A propósito de la polémica suscitada por la Sábana Santa de la Catedral de Oviedo, de cuya autenticidad caben dudas más que razonables, se ha desatado, como es moda en estos tiempos de laicismo militante una marea mediática, que tratando siempre de atacar las creencias religiosas, confunde tradición religiosa con ciencia positiva.
La fe en lo trascendente, por fortuna, está muy por encima de estas discusiones estériles, inútiles, y sectarias, pues nada tiene que ver la creencia en un Dios y en una religión (sea la que sea) con los errores y creencias no dogmáticas que se dan en toda sociedad.
La ciencia, a lo largo de la historia, también ha cometido equivocaciones, algunas de las cuales, como por ejemplo el sangrar a los enfermos con fiebres altas, costó la vida a mucha gente y no por eso se descalifica a la ciencia médica en bloque, sino que se tiene fe en un futuro cada vez con más posibilidades de curar enfermedades graves y prolongar el tiempo de nuestras vidas.

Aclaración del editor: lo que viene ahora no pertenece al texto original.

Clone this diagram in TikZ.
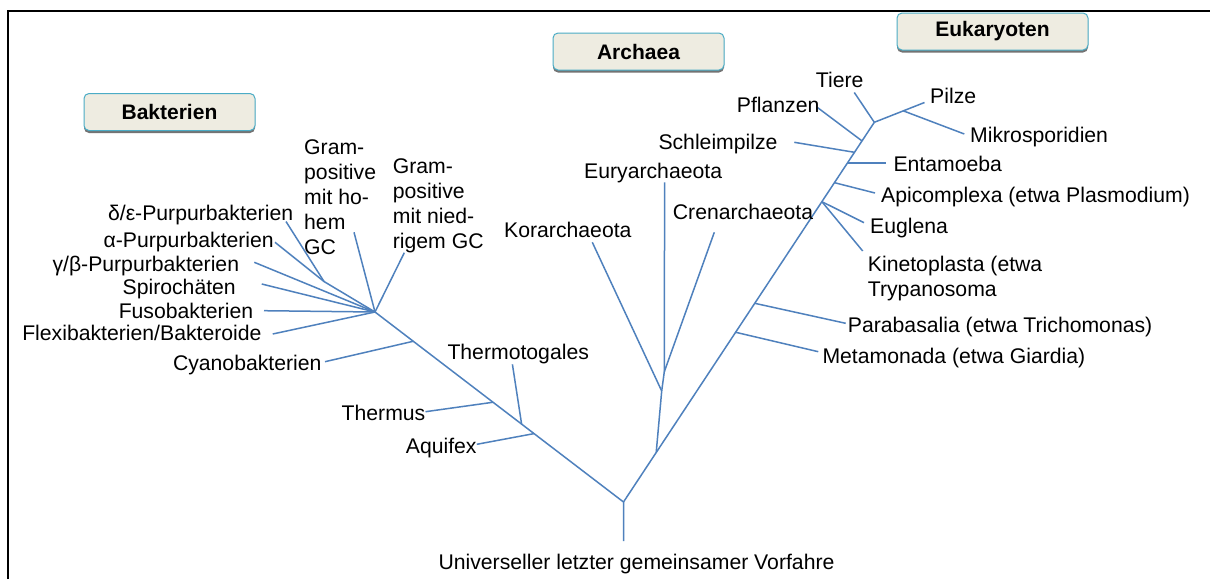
\documentclass[tikz,border=0pt]{standalone}
\usepackage{fontspec}
\setmainfont{Liberation Sans}
\usetikzlibrary{calc,shadows}
\definecolor{treeblue}{RGB}{79,129,189}
\definecolor{hdrfill}{RGB}{238,236,225}
\definecolor{hdrline}{RGB}{75,172,198}
\begin{document}
\begin{tikzpicture}[x=1pt,y=-1pt,
  br/.style={draw=treeblue, line width=1.5pt},
  frame/.style={draw=black, line width=2pt},
  lbl/.style={inner sep=0pt, font=\fontsize{21.2}{25}\selectfont, text height=15pt, text depth=0pt},
  mlbl/.style={inner sep=0pt, font=\fontsize{21.2}{25}\selectfont, align=left, anchor=north west},
  hdr/.style={draw=hdrline, fill=hdrfill, line width=1pt, rounded corners=5pt,
    minimum height=37pt, inner sep=0pt, font=\bfseries\fontsize{21}{24}\selectfont,
    drop shadow={shadow xshift=0pt, shadow yshift=-2.5pt, fill=black!55, opacity=1}}]
\useasboundingbox (0,0) rectangle (1210,579);
\fill[white] (0,0) rectangle (1210,579);
% frame
\coordinate (fTL) at (8,11);
\coordinate (fTR) at (1210,11);
\coordinate (fBL) at (8,579);
\draw[frame] (fBL) -- (fTL) -- (fTR);

% headers
\node[hdr, minimum width=171pt] (bak) at (169.5,112) {Bakterien};
\node[hdr, minimum width=171pt] (arc) at (638.5,51.5) {Archaea};
\node[hdr, minimum width=191pt] (euk) at (992.5,31.5) {Eukaryoten};

% ---- tree skeleton
\coordinate (R0) at (623.5,541);
\coordinate (F) at (623.5,502);
\coordinate (H) at (375,312);
\coordinate (C) at (874.3,122.3);

% bacteria main
\coordinate (Aq) at ($(F)!0.360!(H)$);
\coordinate (Tt) at ($(F)!0.410!(H)$);
\coordinate (Th) at ($(F)!0.525!(H)$);
\coordinate (Cy) at ($(F)!0.846!(H)$);
\coordinate (J1) at (324,281.5);

\coordinate (eAq) at (476.8,444.3);
\coordinate (eTt) at (512.4,364.3);
\coordinate (eTh) at (425.5,411.7);
\coordinate (eCy) at (325,361.7);
\coordinate (eDE) at (286,221.5);
\coordinate (eAl) at (275,242.3);
\coordinate (eGB) at (254.3,262.3);
\coordinate (eSp) at (261.7,284);
\coordinate (eFu) at (264,310.7);
\coordinate (eFl) at (272.7,334);
\coordinate (eGH) at (354,232.3);
\coordinate (eGL) at (404.3,252.7);

\draw[br] (R0) -- (F) -- (H);
\draw[br] (Aq) -- (eAq);
\draw[br] (Tt) -- (eTt);
\draw[br] (Th) -- (eTh);
\draw[br] (Cy) -- (eCy);
\draw[br] (H) -- (J1) -- (eDE);
\draw[br] (J1) -- (eAl);
\draw[br] (H) -- (eGB);
\draw[br] (H) -- (eSp);
\draw[br] (H) -- (eFu);
\draw[br] (H) -- (eFl);
\draw[br] (H) -- (eGH);
\draw[br] (H) -- (eGL);

% archaea
\coordinate (A0) at ($(F)!0.1304!(C)$);
\coordinate (Ko) at (661.7,391);
\coordinate (Cr) at (664.3,371.7);
\coordinate (eEu) at (664.6,182.3);
\coordinate (eKo) at (592.3,242.3);
\coordinate (eCr) at (714.3,232.3);
\draw[br] (A0) -- (Ko) -- (Cr) -- (eEu);
\draw[br] (Ko) -- (eKo);
\draw[br] (Cr) -- (eCr);

% eukaryotes
\draw[br] (F) -- (C);
\coordinate (Me) at ($(F)!0.447!(C)$);
\coordinate (Pa) at ($(F)!0.5233!(C)$);
\coordinate (EK) at ($(F)!0.791!(C)$);
\coordinate (Ap) at ($(F)!0.841!(C)$);
\coordinate (En) at ($(F)!0.8928!(C)$);
\coordinate (Sc) at ($(F)!0.921!(C)$);
\coordinate (Pf) at ($(F)!0.951!(C)$);
\coordinate (ePi) at (924.5,102.5);
\coordinate (Mi) at ($(C)!0.578!(ePi)$);

\coordinate (eMe) at (818.3,351.7);
\coordinate (ePa) at (845.7,323.3);
\coordinate (eEg) at (864,222.7);
\coordinate (eKi) at (862.7,251);
\coordinate (eAp) at (875,193);
\coordinate (eEn) at ($(En)+(39,0)$);
\coordinate (eSc) at (794.3,142.3);
\coordinate (ePf) at (817.7,107.7);
\coordinate (eTi) at (854.3,92.5);
\coordinate (eMi) at (964.3,134);

\draw[br] (Me) -- (eMe);
\draw[br] (Pa) -- (ePa);
\draw[br] (EK) -- (eEg);
\draw[br] (EK) -- (eKi);
\draw[br] (Ap) -- (eAp);
\draw[br] (En) -- (eEn);
\draw[br] (Sc) -- (eSc);
\draw[br] (Pf) -- (ePf);
\draw[br] (C) -- (eTi);
\draw[br] (C) -- (ePi);
\draw[br] (Mi) -- (eMi);

% ---- labels
\node[lbl, anchor=east] (tDE) at (293.3,213.3) {δ/ε-Purpurbakterien};
\node[lbl, anchor=east] (tAl) at (274,240) {α-Purpurbakterien};
\node[lbl, anchor=east] (tGB) at (239.3,264.3) {γ/β-Purpurbakterien};
\node[lbl, anchor=east] (tSp) at (236,287.3) {Spirochäten};
\node[lbl, anchor=east] (tFu) at (253.3,311) {Fusobakterien};
\node[lbl, anchor=east] (tFl) at (261.7,333.3) {Flexibakterien/Bakteroide};
\node[lbl, anchor=east] (tCy) at (321.7,363.3) {Cyanobakterien};
\node[lbl, anchor=east] (tTh) at (425.5,413.3) {Thermus};
\node[lbl, anchor=east] (tAq) at (476.8,445.5) {Aquifex};
\node[lbl, anchor=west] (tTt) at (447.3,352.3) {Thermotogales};
\node[mlbl] (tGH) at (304,139) {Gram-\\positive\\mit ho-\\hem\\GC};
\node[mlbl] (tGL) at (392.7,158) {Gram-\\positive\\mit nied-\\rigem GC};

\node[lbl, anchor=west] (tKo) at (504,230) {Korarchaeota};
\node[lbl, anchor=west] (tEu) at (584,171) {Euryarchaeota};
\node[lbl, anchor=west] (tCr) at (672.7,211.7) {Crenarchaeota};

\node[lbl, anchor=west] (tSc) at (658.3,141.7) {Schleimpilze};
\node[lbl, anchor=west] (tPf) at (736.7,105) {Pflanzen};
\node[lbl, anchor=west] (tTi) at (815.7,80) {Tiere};
\node[lbl, anchor=west] (tPi) at (930,95.7) {Pilze};
\node[lbl, anchor=west] (tMi) at (970,135) {Mikrosporidien};
\node[lbl, anchor=west] (tEn) at (893.3,164) {Entamoeba};
\node[lbl, anchor=west] (tAp) at (881,195) {Apicomplexa (etwa Plasmodium)};
\node[lbl, anchor=west] (tEg) at (870,226) {Euglena};
\node[mlbl] (tKi) at (867.7,255.5) {Kinetoplasta (etwa\\Trypanosoma};
\node[lbl, anchor=west] (tPa) at (847.7,325) {Parabasalia (etwa Trichomonas)};
\node[lbl, anchor=west] (tMe) at (822.3,355.7) {Metamonada (etwa Giardia)};

\node[lbl] (tRoot) at (636.5,561.5) {Universeller letzter gemeinsamer Vorfahre};
\end{tikzpicture}
\end{document}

Pues bien, descalificar a la religión por un error, una equivocación o, incluso, por la falsedad de una reliquia, es tan poco científico como negar a la física la posibilidad de conocer los secretos del universo.
Sin pretender hacer apologética religiosa, ni menos adoptar posturas dogmáticas que traten de confrontar o descalificar el agnosticismo o el racionalismo, podemos concluir que está empíricamente demostrado por cuanto queda dicho que razón y fe no son necesariamente términos excluyentes. Quien plantee el dilema de o lo uno o lo otro, excede el ámbito de la dialéctica científica. El propio Santo Tomás de Aquino, tomando a Aristóteles por maestro, trata de demostrar que “razón y fe no se pueden contradecir, porque la fe debe de entenderse como un obsequio racional que el hombre hace a Dios” (Summa Teológica).
El hombre trata de explicar todo cuanto le rodea por medio de la experiencia, de la investigación y de la ciencia. En otras palabras: a través de la razón, que es su arma intelectual más poderosa. Pero ¿qué sucede cuando no se encuentran explicaciones satisfactorias, cuando hay lagunas misteriosas, cuando no quedan posibilidades? Entonces la razón inventa el asidero último de la esperanza y de ella surgen los sentimientos trascendentes que irremediablemente llevan a la creencia en algo superior que mueve unos hilos invisibles, que está más allá de las posibilidades humanas del conocimiento, y esta conducta, paradójicamente, es perfectamente racional porque el último fin útil de la razón es buscar y hallar una explicación al permanente estado de duda e inseguridad inherentes, como la misma razón, a nuestra propia naturaleza, pues como asegura el maestro Unamuno:
“El hombre es un conato de eternidad.”
A lo largo de la historia, pese al análisis que Karl Marx y sus discípulos hacen de la misma, vemos como las religiones nacen, crecen, evolucionan y, a veces, mueren. Sin embargo la idea de Dios es permanente en todas las civilizaciones y ninguna filosofía ha sido capaz de destruirla, sencillamente porque el hombre se resiste a desaparecer para siempre y lleva en si mismo el espíritu trascendente que le afirma en la esperanza de una vida futura las la muerte irremediable. Y en esta idea, o mejor dicho, en esta creencia, está una mayoría inmensa de la humanidad, en tanto que el ateísmo, científico es patrimonio de una escasa “elite” de pensadores que tras intensa reflexión y profundo estudio no encuentran explicación razonable a su ansia de trascendencia. También lo es, de forma simplemente práctica, sin estudio ni reflexión científica alguna, para una caterva de ignorantes, para quienes la vida representa tan solo un corto espacio en la inmensidad del tiempo, y por ello es necesario gozarla y disfrutarla en un encanallamiento del que ya la Biblia nos deja sentencia:
“Comamos y bebamos que mañana moriremos”.
En conclusión: Razón y fe deben apoyarse y complementarse. La religión, lejos de ser el “opio del pueblo” es el sustento de la ética y sus enseñanzas morales no comprometen a otra cosa que a hacer el bien. El Estado, que debe de velar por la justicia, no puede prescindir de la caridad y esta no se enseña en las leyes de los hombres, sino en la Ley de Dios.
El retorcer argumentos y condenar conductas humanas para negar a Dios, lejos de favorecer el progreso de la ciencia, no hace otra cosa que crear en la sociedad nihilismo, desesperanza e infelicidad.